Today's Lithium Ion batteries continue to move forward in energy density, and are powering and enabling much modern electronic gear, like your cell phone, and of course your ebike. Your ebike’s mileage range depends on your battery's capacity, rated in Amp (or Watt hours where amps times volts = watt hours), and then on a variety of rider variables and riding habits. Under normal conditions, on flat and paved terrain, and on a medium power setting, the average rider can expect to travel around 20 miles on a full charge, without much pedaling. With pedaling, and using the power as an assist, the rider can use less power than just with the throttle alone, and can achieve perhaps thirty to fifty miles - model and rider dependent. Without pedaling, extra battery power will be consumed during frequent braking and starting, riding uphill, riding against strong winds, riding with low tire pressure, starting from a standstill and using only the throttle, riding on rough or muddy roads and trails, and while carrying or pulling heavy loads.

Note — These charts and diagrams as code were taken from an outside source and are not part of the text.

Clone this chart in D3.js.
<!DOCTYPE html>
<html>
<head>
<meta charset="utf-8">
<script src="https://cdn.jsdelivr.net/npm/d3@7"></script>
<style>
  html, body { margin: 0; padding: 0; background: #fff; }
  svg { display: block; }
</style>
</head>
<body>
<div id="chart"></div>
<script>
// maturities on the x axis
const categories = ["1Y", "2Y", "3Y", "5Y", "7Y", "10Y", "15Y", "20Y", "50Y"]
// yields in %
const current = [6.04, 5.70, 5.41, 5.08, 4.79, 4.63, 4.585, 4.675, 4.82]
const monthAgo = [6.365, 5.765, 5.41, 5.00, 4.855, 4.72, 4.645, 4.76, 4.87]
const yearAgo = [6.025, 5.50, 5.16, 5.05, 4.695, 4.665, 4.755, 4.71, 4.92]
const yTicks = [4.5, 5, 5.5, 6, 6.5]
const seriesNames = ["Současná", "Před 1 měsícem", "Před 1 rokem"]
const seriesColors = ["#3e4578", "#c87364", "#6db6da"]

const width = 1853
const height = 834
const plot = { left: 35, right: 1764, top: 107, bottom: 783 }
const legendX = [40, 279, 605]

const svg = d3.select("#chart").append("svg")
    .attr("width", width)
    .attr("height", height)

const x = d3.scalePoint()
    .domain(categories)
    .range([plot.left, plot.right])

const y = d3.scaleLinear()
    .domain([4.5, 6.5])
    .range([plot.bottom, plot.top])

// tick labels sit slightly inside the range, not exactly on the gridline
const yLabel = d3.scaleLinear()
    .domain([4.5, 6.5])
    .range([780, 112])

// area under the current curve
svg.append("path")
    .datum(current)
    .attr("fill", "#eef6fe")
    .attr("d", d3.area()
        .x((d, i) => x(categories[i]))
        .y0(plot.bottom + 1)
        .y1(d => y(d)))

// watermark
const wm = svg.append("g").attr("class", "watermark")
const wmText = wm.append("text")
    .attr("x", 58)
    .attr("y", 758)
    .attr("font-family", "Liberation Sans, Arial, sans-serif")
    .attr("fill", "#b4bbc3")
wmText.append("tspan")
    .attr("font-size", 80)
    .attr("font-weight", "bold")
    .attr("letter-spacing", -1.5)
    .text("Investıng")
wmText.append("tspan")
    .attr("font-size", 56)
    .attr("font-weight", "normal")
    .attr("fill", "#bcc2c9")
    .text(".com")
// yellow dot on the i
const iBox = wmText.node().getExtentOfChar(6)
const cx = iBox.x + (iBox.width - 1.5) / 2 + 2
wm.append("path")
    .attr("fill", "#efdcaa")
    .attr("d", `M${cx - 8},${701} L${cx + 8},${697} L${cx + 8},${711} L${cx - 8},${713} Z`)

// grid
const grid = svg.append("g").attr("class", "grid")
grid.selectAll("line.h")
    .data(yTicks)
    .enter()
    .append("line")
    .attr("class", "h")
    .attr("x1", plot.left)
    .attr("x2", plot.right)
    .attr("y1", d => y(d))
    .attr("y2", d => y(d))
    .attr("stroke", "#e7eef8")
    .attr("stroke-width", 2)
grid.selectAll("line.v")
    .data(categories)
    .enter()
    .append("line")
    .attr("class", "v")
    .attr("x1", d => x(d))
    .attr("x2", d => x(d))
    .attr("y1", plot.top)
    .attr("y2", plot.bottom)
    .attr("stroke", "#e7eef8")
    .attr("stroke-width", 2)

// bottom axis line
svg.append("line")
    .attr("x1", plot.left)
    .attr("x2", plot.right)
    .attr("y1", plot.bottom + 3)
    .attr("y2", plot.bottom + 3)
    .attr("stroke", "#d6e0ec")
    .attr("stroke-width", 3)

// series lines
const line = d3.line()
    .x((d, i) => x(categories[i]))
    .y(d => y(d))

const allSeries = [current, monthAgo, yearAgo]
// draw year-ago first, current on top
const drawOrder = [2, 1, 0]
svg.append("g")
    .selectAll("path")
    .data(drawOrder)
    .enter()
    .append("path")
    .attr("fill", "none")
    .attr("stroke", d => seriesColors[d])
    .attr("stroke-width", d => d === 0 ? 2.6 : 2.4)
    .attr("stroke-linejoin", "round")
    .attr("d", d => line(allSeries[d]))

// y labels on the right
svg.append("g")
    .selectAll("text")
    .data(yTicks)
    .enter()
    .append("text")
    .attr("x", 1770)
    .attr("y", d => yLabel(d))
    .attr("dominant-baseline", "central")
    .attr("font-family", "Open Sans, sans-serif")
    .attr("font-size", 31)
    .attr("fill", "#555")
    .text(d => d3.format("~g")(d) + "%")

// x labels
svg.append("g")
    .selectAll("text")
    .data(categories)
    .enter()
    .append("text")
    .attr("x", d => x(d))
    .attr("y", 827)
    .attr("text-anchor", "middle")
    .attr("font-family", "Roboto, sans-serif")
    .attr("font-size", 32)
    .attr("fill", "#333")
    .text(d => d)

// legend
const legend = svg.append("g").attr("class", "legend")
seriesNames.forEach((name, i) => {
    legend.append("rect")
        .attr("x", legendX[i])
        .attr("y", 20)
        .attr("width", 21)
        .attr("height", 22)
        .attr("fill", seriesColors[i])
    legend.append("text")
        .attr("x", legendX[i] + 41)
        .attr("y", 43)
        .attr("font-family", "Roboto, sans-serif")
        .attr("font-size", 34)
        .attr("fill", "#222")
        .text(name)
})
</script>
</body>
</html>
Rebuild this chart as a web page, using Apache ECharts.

Here is a small tip list to help you extend your battery range:
- With frequent braking - try to look ahead and coast, rather than “stopping and going".
- Riding uphill or in stiff winds – shift the gears down, and pedal to supplement the battery power.
- When starting from a standstill - use the pedals to help bring you up to speed.
- When battery voltage is low, reduce or turn off power and switch to manual pedaling mode.
- Do not push the throttle suddenly - ramp it up. The bike should accelerate slowly, reducing consumption and risk of damage to the electrical system. It is better to use the pedals and avoid sudden stops and startups.
- When riding, avoid using the throttle while braking (of course!).
- The bike's controller has a charge overload protection system. If the bike is overloaded or overheated, power will be cut automatically and restored when it's temperature returns to normal.